■ **What you need to do**
Repeat, exactly and in full, the lines of the listing below, but without any pictures.
══ Data block
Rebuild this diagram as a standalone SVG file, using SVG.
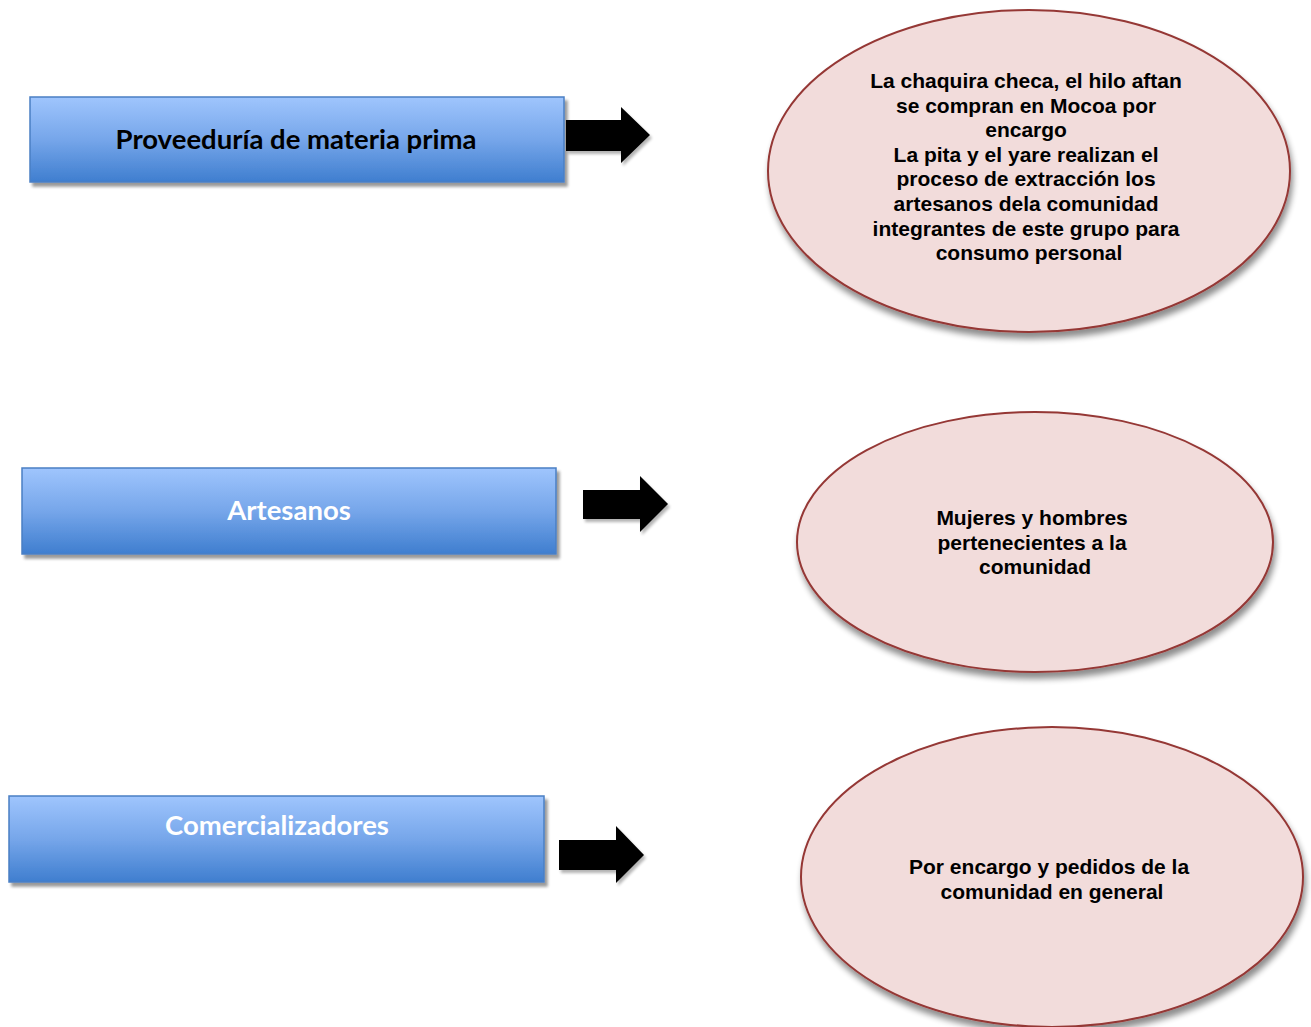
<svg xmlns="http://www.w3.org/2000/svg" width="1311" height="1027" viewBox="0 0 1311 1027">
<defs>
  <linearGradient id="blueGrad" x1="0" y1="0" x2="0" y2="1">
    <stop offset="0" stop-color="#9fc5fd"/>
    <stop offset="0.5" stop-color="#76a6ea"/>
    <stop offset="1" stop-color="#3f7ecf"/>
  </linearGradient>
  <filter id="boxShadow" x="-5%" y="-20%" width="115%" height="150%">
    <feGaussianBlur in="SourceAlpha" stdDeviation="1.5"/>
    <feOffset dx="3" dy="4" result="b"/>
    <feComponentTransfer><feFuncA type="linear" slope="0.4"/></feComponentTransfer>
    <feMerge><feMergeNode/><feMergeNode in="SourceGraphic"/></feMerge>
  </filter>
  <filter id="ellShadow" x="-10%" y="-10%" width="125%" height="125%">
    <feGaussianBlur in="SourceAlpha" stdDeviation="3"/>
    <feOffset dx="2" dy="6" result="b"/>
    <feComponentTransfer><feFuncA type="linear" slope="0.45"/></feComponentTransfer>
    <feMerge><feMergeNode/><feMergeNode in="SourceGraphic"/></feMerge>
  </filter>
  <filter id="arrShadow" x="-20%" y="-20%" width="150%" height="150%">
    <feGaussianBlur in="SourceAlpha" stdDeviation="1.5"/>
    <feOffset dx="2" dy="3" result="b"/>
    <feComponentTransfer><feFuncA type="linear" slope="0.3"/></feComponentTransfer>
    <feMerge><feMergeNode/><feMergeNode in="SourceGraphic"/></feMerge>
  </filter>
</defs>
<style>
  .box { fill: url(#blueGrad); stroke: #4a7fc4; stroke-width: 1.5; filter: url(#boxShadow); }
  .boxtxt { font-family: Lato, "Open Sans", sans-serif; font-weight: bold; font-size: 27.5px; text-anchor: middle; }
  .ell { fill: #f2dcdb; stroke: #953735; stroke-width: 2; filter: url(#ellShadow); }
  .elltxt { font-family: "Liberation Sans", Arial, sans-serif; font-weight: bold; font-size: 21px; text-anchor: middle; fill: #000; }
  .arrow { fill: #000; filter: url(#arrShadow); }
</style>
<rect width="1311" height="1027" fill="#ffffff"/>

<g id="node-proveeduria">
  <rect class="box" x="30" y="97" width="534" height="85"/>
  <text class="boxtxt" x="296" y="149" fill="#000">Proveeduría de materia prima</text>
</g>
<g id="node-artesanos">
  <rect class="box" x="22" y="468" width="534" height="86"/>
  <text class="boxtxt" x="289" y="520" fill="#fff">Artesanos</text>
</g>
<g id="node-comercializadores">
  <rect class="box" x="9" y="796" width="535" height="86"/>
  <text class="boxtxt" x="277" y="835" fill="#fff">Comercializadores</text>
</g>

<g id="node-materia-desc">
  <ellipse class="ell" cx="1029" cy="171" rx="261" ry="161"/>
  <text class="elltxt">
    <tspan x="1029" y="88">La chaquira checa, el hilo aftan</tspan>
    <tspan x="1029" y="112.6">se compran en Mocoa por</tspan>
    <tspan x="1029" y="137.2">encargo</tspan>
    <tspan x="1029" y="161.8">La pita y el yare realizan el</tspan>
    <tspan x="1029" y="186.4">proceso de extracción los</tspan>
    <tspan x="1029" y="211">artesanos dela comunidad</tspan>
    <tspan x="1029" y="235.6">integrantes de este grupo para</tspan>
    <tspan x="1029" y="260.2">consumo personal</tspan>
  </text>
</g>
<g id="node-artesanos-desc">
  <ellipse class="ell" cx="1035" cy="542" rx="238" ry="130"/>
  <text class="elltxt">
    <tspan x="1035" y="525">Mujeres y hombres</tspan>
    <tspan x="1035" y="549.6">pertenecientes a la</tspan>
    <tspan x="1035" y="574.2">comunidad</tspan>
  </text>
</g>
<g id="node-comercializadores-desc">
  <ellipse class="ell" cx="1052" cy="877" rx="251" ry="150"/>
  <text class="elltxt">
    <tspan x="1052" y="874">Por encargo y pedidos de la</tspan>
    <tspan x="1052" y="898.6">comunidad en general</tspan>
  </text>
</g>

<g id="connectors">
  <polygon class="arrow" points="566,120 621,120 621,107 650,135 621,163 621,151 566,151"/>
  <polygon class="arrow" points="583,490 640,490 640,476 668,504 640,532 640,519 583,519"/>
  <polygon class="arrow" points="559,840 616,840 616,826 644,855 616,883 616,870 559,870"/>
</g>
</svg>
════
■ **Task response**
Rebuild this diagram as a standalone SVG file, using SVG.
<svg xmlns="http://www.w3.org/2000/svg" width="1311" height="1027" viewBox="0 0 1311 1027">
<defs>
  <linearGradient id="blueGrad" x1="0" y1="0" x2="0" y2="1">
    <stop offset="0" stop-color="#9fc5fd"/>
    <stop offset="0.5" stop-color="#76a6ea"/>
    <stop offset="1" stop-color="#3f7ecf"/>
  </linearGradient>
  <filter id="boxShadow" x="-5%" y="-20%" width="115%" height="150%">
    <feGaussianBlur in="SourceAlpha" stdDeviation="1.5"/>
    <feOffset dx="3" dy="4" result="b"/>
    <feComponentTransfer><feFuncA type="linear" slope="0.4"/></feComponentTransfer>
    <feMerge><feMergeNode/><feMergeNode in="SourceGraphic"/></feMerge>
  </filter>
  <filter id="ellShadow" x="-10%" y="-10%" width="125%" height="125%">
    <feGaussianBlur in="SourceAlpha" stdDeviation="3"/>
    <feOffset dx="2" dy="6" result="b"/>
    <feComponentTransfer><feFuncA type="linear" slope="0.45"/></feComponentTransfer>
    <feMerge><feMergeNode/><feMergeNode in="SourceGraphic"/></feMerge>
  </filter>
  <filter id="arrShadow" x="-20%" y="-20%" width="150%" height="150%">
    <feGaussianBlur in="SourceAlpha" stdDeviation="1.5"/>
    <feOffset dx="2" dy="3" result="b"/>
    <feComponentTransfer><feFuncA type="linear" slope="0.3"/></feComponentTransfer>
    <feMerge><feMergeNode/><feMergeNode in="SourceGraphic"/></feMerge>
  </filter>
</defs>
<style>
  .box { fill: url(#blueGrad); stroke: #4a7fc4; stroke-width: 1.5; filter: url(#boxShadow); }
  .boxtxt { font-family: Lato, "Open Sans", sans-serif; font-weight: bold; font-size: 27.5px; text-anchor: middle; }
  .ell { fill: #f2dcdb; stroke: #953735; stroke-width: 2; filter: url(#ellShadow); }
  .elltxt { font-family: "Liberation Sans", Arial, sans-serif; font-weight: bold; font-size: 21px; text-anchor: middle; fill: #000; }
  .arrow { fill: #000; filter: url(#arrShadow); }
</style>
<rect width="1311" height="1027" fill="#ffffff"/>

<g id="node-proveeduria">
  <rect class="box" x="30" y="97" width="534" height="85"/>
  <text class="boxtxt" x="296" y="149" fill="#000">Proveeduría de materia prima</text>
</g>
<g id="node-artesanos">
  <rect class="box" x="22" y="468" width="534" height="86"/>
  <text class="boxtxt" x="289" y="520" fill="#fff">Artesanos</text>
</g>
<g id="node-comercializadores">
  <rect class="box" x="9" y="796" width="535" height="86"/>
  <text class="boxtxt" x="277" y="835" fill="#fff">Comercializadores</text>
</g>

<g id="node-materia-desc">
  <ellipse class="ell" cx="1029" cy="171" rx="261" ry="161"/>
  <text class="elltxt">
    <tspan x="1029" y="88">La chaquira checa, el hilo aftan</tspan>
    <tspan x="1029" y="112.6">se compran en Mocoa por</tspan>
    <tspan x="1029" y="137.2">encargo</tspan>
    <tspan x="1029" y="161.8">La pita y el yare realizan el</tspan>
    <tspan x="1029" y="186.4">proceso de extracción los</tspan>
    <tspan x="1029" y="211">artesanos dela comunidad</tspan>
    <tspan x="1029" y="235.6">integrantes de este grupo para</tspan>
    <tspan x="1029" y="260.2">consumo personal</tspan>
  </text>
</g>
<g id="node-artesanos-desc">
  <ellipse class="ell" cx="1035" cy="542" rx="238" ry="130"/>
  <text class="elltxt">
    <tspan x="1035" y="525">Mujeres y hombres</tspan>
    <tspan x="1035" y="549.6">pertenecientes a la</tspan>
    <tspan x="1035" y="574.2">comunidad</tspan>
  </text>
</g>
<g id="node-comercializadores-desc">
  <ellipse class="ell" cx="1052" cy="877" rx="251" ry="150"/>
  <text class="elltxt">
    <tspan x="1052" y="874">Por encargo y pedidos de la</tspan>
    <tspan x="1052" y="898.6">comunidad en general</tspan>
  </text>
</g>

<g id="connectors">
  <polygon class="arrow" points="566,120 621,120 621,107 650,135 621,163 621,151 566,151"/>
  <polygon class="arrow" points="583,490 640,490 640,476 668,504 640,532 640,519 583,519"/>
  <polygon class="arrow" points="559,840 616,840 616,826 644,855 616,883 616,870 559,870"/>
</g>
</svg>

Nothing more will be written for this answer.